Objective: Without the pictures, repeat the listing character for character.

··········

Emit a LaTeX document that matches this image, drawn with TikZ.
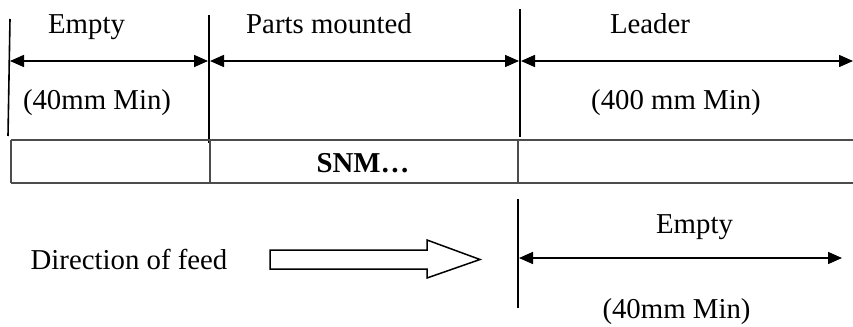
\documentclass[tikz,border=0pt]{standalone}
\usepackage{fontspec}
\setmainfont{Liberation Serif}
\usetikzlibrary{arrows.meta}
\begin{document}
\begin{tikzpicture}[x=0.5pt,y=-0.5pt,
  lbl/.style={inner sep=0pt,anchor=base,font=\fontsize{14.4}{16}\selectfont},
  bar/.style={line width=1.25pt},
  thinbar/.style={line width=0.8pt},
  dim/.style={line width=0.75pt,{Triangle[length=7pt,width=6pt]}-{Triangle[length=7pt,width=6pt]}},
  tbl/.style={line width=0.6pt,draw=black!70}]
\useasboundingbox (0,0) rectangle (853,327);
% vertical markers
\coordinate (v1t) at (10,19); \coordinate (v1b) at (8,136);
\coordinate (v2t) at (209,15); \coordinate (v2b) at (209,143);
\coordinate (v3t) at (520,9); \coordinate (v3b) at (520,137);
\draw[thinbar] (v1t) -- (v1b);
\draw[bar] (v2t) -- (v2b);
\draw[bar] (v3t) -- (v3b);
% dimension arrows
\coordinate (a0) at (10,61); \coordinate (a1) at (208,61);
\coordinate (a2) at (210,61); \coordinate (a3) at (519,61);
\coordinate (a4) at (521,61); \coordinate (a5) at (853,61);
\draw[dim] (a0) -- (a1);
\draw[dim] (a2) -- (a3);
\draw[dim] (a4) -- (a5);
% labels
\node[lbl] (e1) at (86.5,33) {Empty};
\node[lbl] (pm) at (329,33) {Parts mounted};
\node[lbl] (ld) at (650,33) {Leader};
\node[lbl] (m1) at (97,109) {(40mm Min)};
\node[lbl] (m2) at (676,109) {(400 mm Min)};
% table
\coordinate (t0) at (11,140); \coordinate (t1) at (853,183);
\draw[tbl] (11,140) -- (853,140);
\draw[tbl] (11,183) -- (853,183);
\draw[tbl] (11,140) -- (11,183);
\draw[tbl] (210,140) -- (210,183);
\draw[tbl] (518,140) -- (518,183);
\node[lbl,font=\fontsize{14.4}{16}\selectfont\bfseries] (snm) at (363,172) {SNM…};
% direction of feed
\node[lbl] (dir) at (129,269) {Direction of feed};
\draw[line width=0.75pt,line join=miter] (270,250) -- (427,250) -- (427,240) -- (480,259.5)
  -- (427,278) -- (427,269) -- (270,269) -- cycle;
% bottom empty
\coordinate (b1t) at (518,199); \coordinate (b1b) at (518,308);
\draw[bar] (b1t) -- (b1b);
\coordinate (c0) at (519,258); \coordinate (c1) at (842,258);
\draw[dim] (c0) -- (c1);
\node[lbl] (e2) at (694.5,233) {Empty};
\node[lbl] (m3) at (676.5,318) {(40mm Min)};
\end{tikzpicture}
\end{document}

··········

Reply to the task:
Emit a LaTeX document that matches this image, drawn with TikZ.
\documentclass[tikz,border=0pt]{standalone}
\usepackage{fontspec}
\setmainfont{Liberation Serif}
\usetikzlibrary{arrows.meta}
\begin{document}
\begin{tikzpicture}[x=0.5pt,y=-0.5pt,
  lbl/.style={inner sep=0pt,anchor=base,font=\fontsize{14.4}{16}\selectfont},
  bar/.style={line width=1.25pt},
  thinbar/.style={line width=0.8pt},
  dim/.style={line width=0.75pt,{Triangle[length=7pt,width=6pt]}-{Triangle[length=7pt,width=6pt]}},
  tbl/.style={line width=0.6pt,draw=black!70}]
\useasboundingbox (0,0) rectangle (853,327);
% vertical markers
\coordinate (v1t) at (10,19); \coordinate (v1b) at (8,136);
\coordinate (v2t) at (209,15); \coordinate (v2b) at (209,143);
\coordinate (v3t) at (520,9); \coordinate (v3b) at (520,137);
\draw[thinbar] (v1t) -- (v1b);
\draw[bar] (v2t) -- (v2b);
\draw[bar] (v3t) -- (v3b);
% dimension arrows
\coordinate (a0) at (10,61); \coordinate (a1) at (208,61);
\coordinate (a2) at (210,61); \coordinate (a3) at (519,61);
\coordinate (a4) at (521,61); \coordinate (a5) at (853,61);
\draw[dim] (a0) -- (a1);
\draw[dim] (a2) -- (a3);
\draw[dim] (a4) -- (a5);
% labels
\node[lbl] (e1) at (86.5,33) {Empty};
\node[lbl] (pm) at (329,33) {Parts mounted};
\node[lbl] (ld) at (650,33) {Leader};
\node[lbl] (m1) at (97,109) {(40mm Min)};
\node[lbl] (m2) at (676,109) {(400 mm Min)};
% table
\coordinate (t0) at (11,140); \coordinate (t1) at (853,183);
\draw[tbl] (11,140) -- (853,140);
\draw[tbl] (11,183) -- (853,183);
\draw[tbl] (11,140) -- (11,183);
\draw[tbl] (210,140) -- (210,183);
\draw[tbl] (518,140) -- (518,183);
\node[lbl,font=\fontsize{14.4}{16}\selectfont\bfseries] (snm) at (363,172) {SNM…};
% direction of feed
\node[lbl] (dir) at (129,269) {Direction of feed};
\draw[line width=0.75pt,line join=miter] (270,250) -- (427,250) -- (427,240) -- (480,259.5)
  -- (427,278) -- (427,269) -- (270,269) -- cycle;
% bottom empty
\coordinate (b1t) at (518,199); \coordinate (b1b) at (518,308);
\draw[bar] (b1t) -- (b1b);
\coordinate (c0) at (519,258); \coordinate (c1) at (842,258);
\draw[dim] (c0) -- (c1);
\node[lbl] (e2) at (694.5,233) {Empty};
\node[lbl] (m3) at (676.5,318) {(40mm Min)};
\end{tikzpicture}
\end{document}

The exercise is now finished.